start Data for this exercise

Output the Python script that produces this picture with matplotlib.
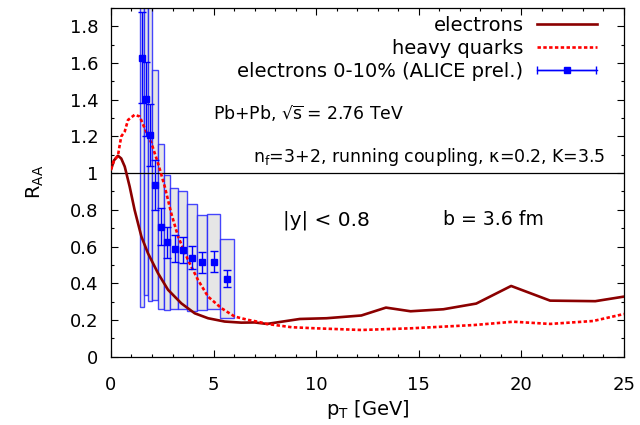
import matplotlib
matplotlib.use('Agg')
import matplotlib.pyplot as plt
from matplotlib.patches import Rectangle
from matplotlib.legend_handler import HandlerErrorbar
import numpy as np

plt.rcParams['font.family'] = ['DejaVu Sans']
plt.rcParams['mathtext.fontset'] = 'dejavusans'
plt.rcParams['mathtext.default'] = 'regular'

# theory curves
pt_electrons = [0.0, 0.15, 0.34, 0.5, 0.67, 0.91, 1.15, 1.48, 1.8, 2.29, 2.78, 3.43,
                4.08, 4.73, 5.54, 6.35, 7.0, 7.6, 9.2, 10.5, 12.2, 13.4, 14.6, 16.2,
                17.8, 19.5, 21.4, 23.6, 25.0]
raa_electrons = [1.02, 1.07, 1.095, 1.08, 1.036, 0.927, 0.80, 0.655, 0.564, 0.455, 0.364, 0.29,
                 0.236, 0.209, 0.191, 0.185, 0.186, 0.178, 0.205, 0.209, 0.224, 0.267, 0.247, 0.258,
                 0.289, 0.385, 0.305, 0.302, 0.327]

pt_quarks = [0.0, 0.15, 0.34, 0.42, 0.5, 0.67, 0.83, 1.15, 1.4, 1.64, 1.97, 2.29, 2.62,
             2.94, 3.27, 3.75, 4.24, 4.73, 5.38, 6.03, 6.68, 7.16, 7.6, 8.8, 10.0, 12.2,
             14.6, 17.7, 19.6, 21.4, 23.5, 25.0]
raa_quarks = [1.02, 1.07, 1.095, 1.15, 1.20, 1.227, 1.29, 1.318, 1.309, 1.245, 1.164, 1.055, 0.927,
              0.78, 0.655, 0.527, 0.418, 0.327, 0.264, 0.218, 0.20, 0.19, 0.178, 0.16, 0.154, 0.145,
              0.154, 0.172, 0.19, 0.178, 0.194, 0.232]

# ALICE preliminary, 0-10%
pt_alice = [1.5, 1.69, 1.9, 2.14, 2.42, 2.75, 3.12, 3.51, 3.95, 4.43, 5.0, 5.64]
raa_alice = [1.63, 1.405, 1.209, 0.936, 0.709, 0.622, 0.589, 0.582, 0.54, 0.513, 0.518, 0.425]
stat_alice = [0.25, 0.2, 0.17, 0.136, 0.1, 0.082, 0.075, 0.07, 0.065, 0.057, 0.058, 0.047]
sys_alice = [1.36, 1.068, 0.905, 0.625, 0.45, 0.37, 0.33, 0.32, 0.29, 0.26, 0.26, 0.215]
bin_lo = [1.40, 1.59, 1.79, 1.98, 2.29, 2.58, 2.89, 3.27, 3.69, 4.19, 4.69, 5.30]
bin_hi = [1.59, 1.79, 1.98, 2.29, 2.58, 2.89, 3.27, 3.69, 4.19, 4.69, 5.30, 6.00]

fig = plt.figure(figsize=(6.4, 4.25), dpi=100)
ax = fig.add_axes([0.1734, 0.161, 0.975 - 0.1734, 0.981 - 0.161])

for lo, hi, y, s in zip(bin_lo, bin_hi, raa_alice, sys_alice):
    ax.add_patch(Rectangle((lo, y - s), hi - lo, 2 * s, facecolor='#e6e6e6',
                           edgecolor=(0.1, 0.1, 1.0, 0.8), linewidth=1.0, zorder=1))

ax.axhline(1.0, color='black', linewidth=0.9, zorder=2)

ax.plot(pt_electrons, raa_electrons, color='#8b0000', linewidth=1.9, zorder=3,
        label='electrons')
ax.plot(pt_quarks, raa_quarks, color='#ff0000', linewidth=1.9, linestyle=(0, (1.3, 0.9)),
        zorder=3, label='heavy quarks')
ax.errorbar(pt_alice, raa_alice, yerr=stat_alice, fmt='s', color='#0000ff', markersize=5,
            elinewidth=1.0, capsize=3, capthick=1.0, zorder=4)

# legend proxy with horizontal bar, gnuplot style
proxy = ax.errorbar([np.nan], [np.nan], xerr=[1.0], fmt='s-', color='#0000ff', markersize=5,
                    linewidth=1.0, capsize=3, label='electrons 0-10% (ALICE prel.)')

hl = 3.1
leg = ax.legend(loc='upper right', bbox_to_anchor=(0.947, 0.978), frameon=False,
                markerfirst=False, fontsize=14,
                handlelength=hl, handletextpad=0.67, labelspacing=0.22,
                borderaxespad=0.0, borderpad=0.0,
                handler_map={type(proxy): HandlerErrorbar(xerr_size=hl / 2 * 0.98)})

ax.text(4.95, 1.29, 'Pb+Pb, √$\\overline{s}$ = 2.76 TeV', fontsize=12.4)
ax.text(24.1, 1.06, r'n$_{f}$=3+2, running coupling, $\kappa$=0.2, K=3.5',
        fontsize=12.5, ha='right')
ax.text(8.4, 0.717, '|y| < 0.8', fontsize=14.5)
ax.text(16.2, 0.717, 'b = 3.6 fm', fontsize=13.6)

ax.set_xlim(0, 25)
ax.set_ylim(0, 1.9)
ax.set_xticks(np.arange(0, 26, 5))
ax.set_xticks(np.arange(0, 26, 1), minor=True)
ax.set_yticks(np.arange(0, 1.81, 0.2))
ax.set_yticks(np.arange(0, 1.91, 0.1), minor=True)
ax.set_yticklabels(['0', '0.2', '0.4', '0.6', '0.8', '1', '1.2', '1.4', '1.6', '1.8'])
ax.tick_params(which='both', direction='in', top=True, right=True, labelsize=13, width=0.8)
ax.tick_params(axis='x', which='major', length=5, pad=14)
ax.tick_params(axis='y', which='major', length=5, pad=9)
ax.tick_params(which='minor', length=2.5)
for sp in ax.spines.values():
    sp.set_linewidth(0.9)

ax.set_xlabel(r'p$_{T}$ [GeV]', fontsize=14, labelpad=3)
ax.set_ylabel(r'R$_{AA}$', fontsize=14, labelpad=17)

fig.savefig('out.png', dpi=100)
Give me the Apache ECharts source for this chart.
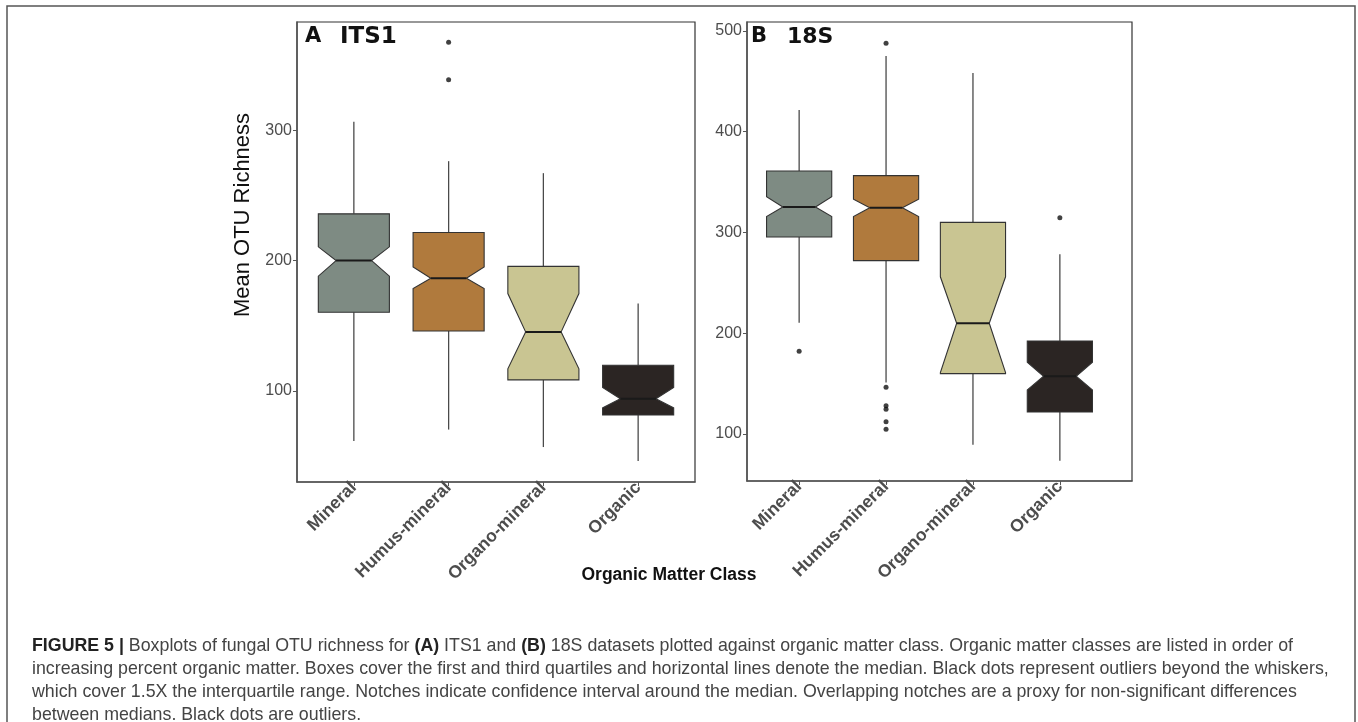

end Data for this exercise

> _What this task involves_
From the records above, pull out each line that has "with".

> _Solution below_
Output the Python script that produces this picture with matplotlib.
# legend proxy with horizontal bar, gnuplot style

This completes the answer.